(HB CDR 10)
1. 2-IN-VISION (Duo in 2 Parts) – 4:12 Tenor Saxophone & Voice, Java Gamelan (saron slendro) – August 5, 2013
2. BRIGHT VISION (1st Trio) – 10:24 Bali wood xylophone& Mali balafon, Java gamelan (saron pelog),Thai wood xylophone – July 20, 2012
3. MYTH*STIC VISION (3RD Quartet) – 6:48 Balinese gamelan (gender), Thai wood xylophone,Tenor sax, Java gamelan (saron pelog) – October 1, 2012
4. LONG VISION (1st Quartet) – 6:49 Bamboo flutes, Mexican Indian violin, Tenor sax, Balinese gamelan (gender) – April 14, 2012
5. ROUND VISION (2nd Trio) – 8:59 Balinese wood xylophone, Balinese gamelan (gender), African balafon (Mali) – February 17, 2013
6. VISION SPEAK (2nd Quartet) – 10:22 Tenor Saxophone & Voice is added to the 1st Trio – July 20, 2012
7. DANCE OF DEER, SHADOW OF TIGER – 21:52 Guatemala slit drum & bass drum, 2 different Mexican toy violins, Mexican black clay flutes (Oaxaca) & bells – October 1989
Tape to Digital: Fantasy Studios – Photos: HK 2012 (Mexico) & 1988 (Costa Rica) by Martha Winneker
C & P Humming Bird Records 2013 – Humming Bird CDR 10
Envision: to imagine something not yet in existence
From the beginning, in creating the multi-track pieces, I’ve brought into play a concept I refer to as “festival form”, an idea that has been an essential part of the overall creative approach to what I call Total Music.
“In Total Music, a player’s total musical intelligence may come into play at all times… (In each part of the music), a player’s awareness is that of a total field of activity rather than of specific notes or thrusts.
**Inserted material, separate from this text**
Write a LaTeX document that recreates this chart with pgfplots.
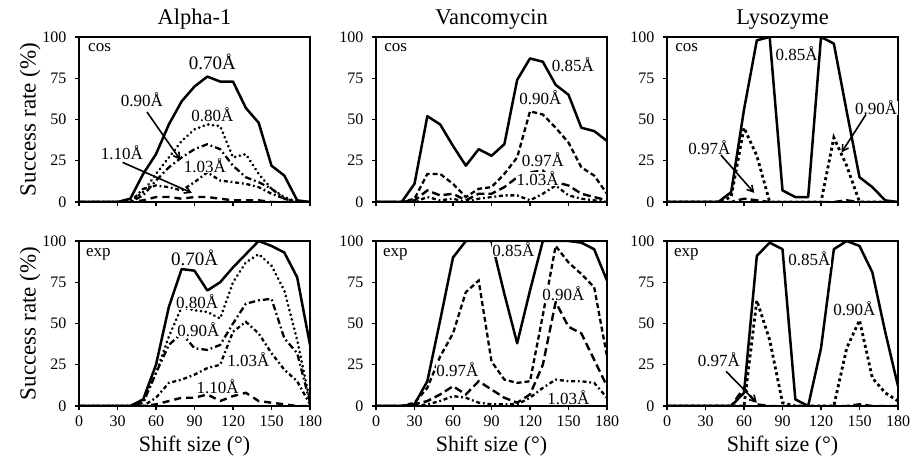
\documentclass[border=0pt]{standalone}
\usepackage{fontspec}
\setmainfont{Liberation Serif}
\usepackage{pgfplots}
\pgfplotsset{compat=1.18}
\usetikzlibrary{arrows.meta}
\newcommand{\tfont}{\fontsize{22.5}{23}\selectfont}
\newcommand{\lfont}{\fontsize{22}{22}\selectfont}
\newcommand{\yfont}{\fontsize{23}{23}\selectfont}
\pgfplotsset{
  panel/.style={
    width=231pt, height=165pt, scale only axis, anchor=south west,
    xmin=0, xmax=180, ymin=0, ymax=100,
    clip mode=individual,
    xtick={0,30,60,90,120,150,180}, ytick={0,25,50,75,100},
    tick align=outside, tick pos=left,
    major tick length=4pt,
    axis line style={line width=1.3pt},
    every tick/.style={black, line width=1.3pt},
    tick label style={font=\fontsize{16}{16}\selectfont},
    yticklabel style={xshift=-5pt},
    xticklabel style={yshift=-2pt},
    /pgf/number format/assume math mode=true,
    ylabel style={at={(axis description cs:0,0.5)}, anchor=center, rotate=0, yshift=49pt},
    xlabel style={at={(axis description cs:0.5,0)}, anchor=center, yshift=-40pt},
  },
  toprow/.style={xticklabels={}},
  sol/.style={black, line width=2.5pt, line join=round},
  dotA/.style={black, line width=3pt, line cap=round, dash pattern=on 0.01pt off 4.8pt},
  ddA/.style={black, line width=2.3pt, dash pattern=on 6.5pt off 3pt on 1.8pt off 3pt},
  ddB/.style={black, line width=2.3pt, dash pattern=on 4pt off 2.8pt on 1.8pt off 2.8pt},
  dashA/.style={black, line width=2.4pt, dash pattern=on 7pt off 5pt},
  dashV/.style={black, line width=2.3pt, dash pattern=on 5pt off 3pt},
  dashVL/.style={black, line width=2.4pt, dash pattern=on 8pt off 4pt},
  dotL/.style={black, line width=2.8pt, dash pattern=on 3pt off 3pt},
}
\tikzset{
  ann/.style={font=\fontsize{17}{17}\selectfont, inner sep=0.3pt, fill=white},
  annB/.style={font=\fontsize{19}{19}\selectfont, inner sep=0.3pt, fill=white},
  tag/.style={font=\fontsize{17}{17}\selectfont, inner sep=0pt, anchor=north west},
  ttl/.style={font=\tfont, anchor=base, inner sep=0pt, yshift=12pt},
  arr/.style={black, line width=1.6pt, -{Straight Barb[length=6pt,width=7pt]}},
}
\begin{document}
\begin{tikzpicture}
\useasboundingbox (0,0) rectangle (912pt,462pt);
% ---------------- Alpha-1 cos
\begin{axis}[panel, toprow, at={(79pt,260pt)}, ylabel={\yfont Success rate (\%)}]
\addplot[sol] coordinates {(0,0)(10,0)(20,0)(30,0)(40,2)(50,17)(60,29)(70,47)(80,61)(90,70)(100,76)(110,73)(120,73)(130,57)(140,48)(150,22)(160,16)(170,1)(180,0)};
\addplot[dotA] coordinates {(0,0)(10,0)(20,0)(30,0)(40,0)(50,6)(60,17)(70,27)(80,37)(90,44)(100,47)(110,46)(120,27)(130,29)(140,17)(150,8)(160,3)(170,0)(180,0)};
\addplot[ddA] coordinates {(0,0)(10,0)(20,0)(30,0)(40,0)(50,4)(60,13)(70,21)(80,27)(90,32)(100,35)(110,32)(120,22)(130,15)(140,12)(150,8)(160,2)(170,0)(180,0)};
\addplot[ddB] coordinates {(0,0)(10,0)(20,0)(30,0)(40,0)(50,8)(60,10)(70,9)(80,7)(90,12)(100,18)(110,13)(120,12)(130,11)(140,9)(150,5)(160,2)(170,0)(180,0)};
\addplot[dashA] coordinates {(0,0)(10,0)(20,0)(30,0)(40,0)(50,1)(60,3)(70,3)(80,2)(90,3)(100,3)(110,2)(120,1)(130,1)(140,1)(150,0)(160,0)(170,0)(180,0)};
\node[ttl] at (rel axis cs:0.5,1) {Alpha-1};
\node[tag] at (rel axis cs:0.039,0.964) {cos};
\node[annB] at (axis cs:104,85) {0.70Å};
\node[ann] at (axis cs:49,62) {0.90Å};
\node[ann] at (axis cs:104,53) {0.80Å};
\node[ann] at (axis cs:33.5,30) {1.10Å};
\node[ann] at (axis cs:98,22) {1.03Å};
\draw[arr] (axis cs:53,54.5) -- (axis cs:79,25.5);
\draw[arr] (axis cs:34,24) -- (axis cs:88,5.5);
\end{axis}
% ---------------- Vancomycin cos
\begin{axis}[panel, toprow, at={(376pt,260pt)}]
\addplot[sol] coordinates {(0,0)(10,0)(20,0)(30,11)(40,52)(50,47)(60,34)(70,22)(80,32)(90,28)(100,35)(110,74)(120,87)(130,85)(140,71)(150,65)(160,45)(170,43)(180,37)};
\addplot[dashV] coordinates {(0,0)(10,0)(20,0)(30,2)(40,17)(50,17)(60,11)(70,3)(80,8)(90,9)(100,17)(110,27)(120,55)(130,53)(140,45)(150,36)(160,21)(170,16)(180,5)};
\addplot[dashVL] coordinates {(0,0)(10,0)(20,0)(30,1)(40,7)(50,4)(60,5)(70,1)(80,5)(90,5)(100,9)(110,15)(120,18)(130,19)(140,12)(150,10)(160,5)(170,3)(180,1)};
\addplot[ddB] coordinates {(0,0)(10,0)(20,0)(30,0)(40,3)(50,1)(60,2)(70,0)(80,2)(90,3)(100,4)(110,4)(120,1)(130,5)(140,10)(150,4)(160,2)(170,1)(180,0)};
\node[ttl] at (rel axis cs:0.5,1) {Vancomycin};
\node[tag] at (rel axis cs:0.035,0.964) {cos};
\node[ann] at (axis cs:153.5,83) {0.85Å};
\node[ann] at (axis cs:128,63) {0.90Å};
\node[ann] at (axis cs:130,25.5) {0.97Å};
\node[ann] at (axis cs:126,14) {1.03Å};
\end{axis}
% ---------------- Lysozyme cos
\begin{axis}[panel, toprow, at={(667pt,260pt)}]
\addplot[sol] coordinates {(0,0)(10,0)(20,0)(30,0)(40,0)(50,6)(60,56)(70,98)(80,100)(90,7)(100,3)(110,3)(120,100)(130,96)(140,55)(150,15)(160,9)(170,1)(180,0)};
\addplot[dotL] coordinates {(0,0)(10,0)(20,0)(30,0)(40,0)(50,3)(60,45)(70,28)(80,0)(90,0)(100,0)(110,0)(120,0)(130,39)(140,22)(150,0)(160,0)(170,0)(180,0)};
\addplot[dashVL] coordinates {(0,0)(10,0)(20,0)(30,0)(40,0)(50,0)(60,2)(70,1)(80,0)(90,0)(100,0)(110,0)(120,0)(130,0)(140,1)(150,0)(160,0)(170,0)(180,0)};
\node[ttl] at (rel axis cs:0.5,1) {Lysozyme};
\node[tag] at (rel axis cs:0.035,0.964) {cos};
\node[ann] at (axis cs:101,90) {0.85Å};
\node[ann] at (axis cs:163,57) {0.90Å};
\node[ann] at (axis cs:33,33) {0.97Å};
\draw[arr] (axis cs:42,28.5) -- (axis cs:68,5.5);
\draw[arr] (axis cs:155,53) -- (axis cs:136,30);
\end{axis}
% ---------------- Alpha-1 exp
\begin{axis}[panel, at={(79pt,56pt)}, ylabel={\yfont Success rate (\%)}, xlabel={\lfont Shift size (°)}]
\addplot[sol] coordinates {(0,0)(10,0)(20,0)(30,0)(40,0)(50,4)(60,25)(70,60)(80,83)(90,82)(100,70)(110,75)(120,84)(130,92)(140,100)(150,97)(160,93)(170,78)(180,37)};
\addplot[dotA] coordinates {(0,0)(10,0)(20,0)(30,0)(40,0)(50,2)(60,20)(70,42)(80,60)(90,58)(100,57)(110,53)(120,75)(130,87)(140,92)(150,85)(160,70)(170,40)(180,3)};
\addplot[ddA] coordinates {(0,0)(10,0)(20,0)(30,0)(40,0)(50,2)(60,20)(70,37)(80,44)(90,35)(100,34)(110,37)(120,50)(130,62)(140,64)(150,65)(160,41)(170,32)(180,2)};
\addplot[ddB] coordinates {(0,0)(10,0)(20,0)(30,0)(40,0)(50,0)(60,5)(70,14)(80,16)(90,19)(100,23)(110,25)(120,45)(130,51)(140,44)(150,32)(160,22)(170,15)(180,1)};
\addplot[dashA] coordinates {(0,0)(10,0)(20,0)(30,0)(40,0)(50,0)(60,1)(70,3)(80,5)(90,5)(100,7)(110,3)(120,6)(130,8)(140,3)(150,2)(160,1)(170,0)(180,0)};
\node[tag] at (rel axis cs:0.03,0.955) {exp};
\node[annB] at (axis cs:90,90) {0.70Å};
\node[ann] at (axis cs:92,63) {0.80Å};
\node[ann] at (axis cs:93,46) {0.90Å};
\node[ann] at (axis cs:132,28) {1.03Å};
\node[ann] at (axis cs:108,11.5) {1.10Å};
\end{axis}
% ---------------- Vancomycin exp
\begin{axis}[panel, at={(376pt,56pt)}, xlabel={\lfont Shift size (°)}]
\addplot[sol] coordinates {(0,0)(10,0)(20,0)(30,1)(40,15)(50,52)(60,90)(70,100)(80,100)(90,100)(100,68)(110,38)(120,70)(130,100)(140,100)(150,100)(160,99)(170,95)(180,76)};
\addplot[dashV] coordinates {(0,0)(10,0)(20,0)(30,2)(40,11)(50,30)(60,44)(70,69)(80,76)(90,27)(100,16)(110,14)(120,15)(130,55)(140,97)(150,87)(160,80)(170,72)(180,30)};
\addplot[dashVL] coordinates {(0,0)(10,0)(20,0)(30,1)(40,3)(50,7)(60,12)(70,7)(80,15)(90,10)(100,5)(110,2)(120,7)(130,25)(140,63)(150,48)(160,44)(170,28)(180,12)};
\addplot[ddB] coordinates {(0,0)(10,0)(20,0)(30,0)(40,1)(50,3)(60,6)(70,5)(80,2)(90,1)(100,1)(110,1)(120,5)(130,11)(140,16)(150,15)(160,15)(170,14)(180,5)};
\node[tag] at (rel axis cs:0.03,0.955) {exp};
\node[ann] at (axis cs:107,95) {0.85Å};
\node[ann] at (axis cs:146,68) {0.90Å};
\node[ann] at (axis cs:63.5,22) {0.97Å};
\node[ann] at (axis cs:150,5) {1.03Å};
\end{axis}
% ---------------- Lysozyme exp
\begin{axis}[panel, at={(667pt,56pt)}, xlabel={\lfont Shift size (°)}]
\addplot[sol] coordinates {(0,0)(10,0)(20,0)(30,0)(40,0)(50,0)(60,8)(70,91)(80,99)(90,95)(100,4)(110,0)(120,35)(130,95)(140,100)(150,97)(160,81)(170,45)(180,12)};
\addplot[dotL] coordinates {(0,0)(10,0)(20,0)(30,0)(40,0)(50,0)(60,0)(70,64)(80,40)(90,2)(100,0)(110,0)(120,0)(130,0)(140,35)(150,52)(160,17)(170,8)(180,3)};
\addplot[dashVL] coordinates {(0,0)(10,0)(20,0)(30,0)(40,0)(50,0)(60,11)(70,1)(80,0)(90,0)(100,0)(110,0)(120,0)(130,0)(140,0)(150,1)(160,0)(170,0)(180,0)};
\node[tag] at (rel axis cs:0.03,0.955) {exp};
\node[ann] at (axis cs:111,89) {0.85Å};
\node[ann] at (axis cs:146,59) {0.90Å};
\node[ann] at (axis cs:40.5,28) {0.97Å};
\draw[arr] (axis cs:46,21) -- (axis cs:70,2);
\end{axis}
\end{tikzpicture}
\end{document}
In each part of the music, something like a total musical process is occurring, unique to itself, perhaps able to exist by itself, compatible with but not dependent upon or leading the other parts. The whole, in this way, takes on a considerably greater complexity, having mainly to do with the types of instruments combined, the ‘natural’ differences in ways of playing those instruments, and the actual conceptual approaches employed… I’ve likewise combined instruments with regard to sonority but without regard to pitch, so as to allow a new range of pitches and ‘harmonies’ to result.” – Notes to Total Music, 1991 (Humming Bird Tapes 009-010)
As a concept, Total Music has served me well. This is music based in real-time free improvisation that occurs within an open-ended “ritual” form – which means that the pieces are mainly meant to be experienced as ongoing processes rather than “heard” as net results.
But it is time to go a step further with experiential form.
Festival Form is itself an experiential form that can fully accommodate all of the elements of “total music”.
It is the umbrella form of any number of festival occasions around the world during which different musical and sound events are occurring simultaneously in the same physical space at the same time. Each “separate” event, however, is fundamentally important to the creation of the whole.
How would this concept work in an actual group improvisational situation, of which the multi-track creations are a type of avant-sonic sketch?
Each player would simultaneously create an organic complete music. Each player would relate or not relate to the other music and sounds going on around them, similar to when one is playing at home and sounds are occurring in the environment which may or may not influence one’s music.
While the players would not necessarily relate to each other in a compositional sense, they would relate to each other and to their shared environment experientially and together create (or “compose,” if you will) a sympathetically-in-tune experiential musical space – a space defined by the composite layers of sound that make it up, similar to the way the simultaneous layers of sound at a festival define and create the festival.
As Archetype: the Fullness of Individual Being in Collaborative and Existential Flow with the Fullness of All Life.
In early 2012, I had the idea of putting together an ensemble of this sort – multi-directional, multi-dimensional, and pan-cultural – which I would call the Envision Ensemble. However, the practical difficulties of organizing such a group and of bringing together players to play the types of instruments I wanted to include moved me in the direction of creating the new pieces which appear on this release. My hope is that they might serve as conceptual prototypes for the music of such an ensemble.
Does this new music sound so different from the multi-track music I’ve been creating all along? I’m not sure, but I believe that new thinking and clarity of thinking about the way one is working can itself give impetus to new form and can begin to expand the music in multiple new directions.
To provide a longer view of what I’ve been up to, I’m including with this release an early multi-track recording of mine from 1989 when I was only beginning to create in this way. Dance of Deer, Shadow of Tiger has a festival form feel to it and reminds me of being in “the village” at festival time. Duration itself (the piece’s 20-plus minute length) was intentionally employed as a means of moving the music out of summation-al/compositional time and into present/experiential time. This is a piece that was meant for release a long time ago but was forgotten about as newer music was created.
With all of these pieces, my intention is to construct a conceptual platform from which to Envision New Music.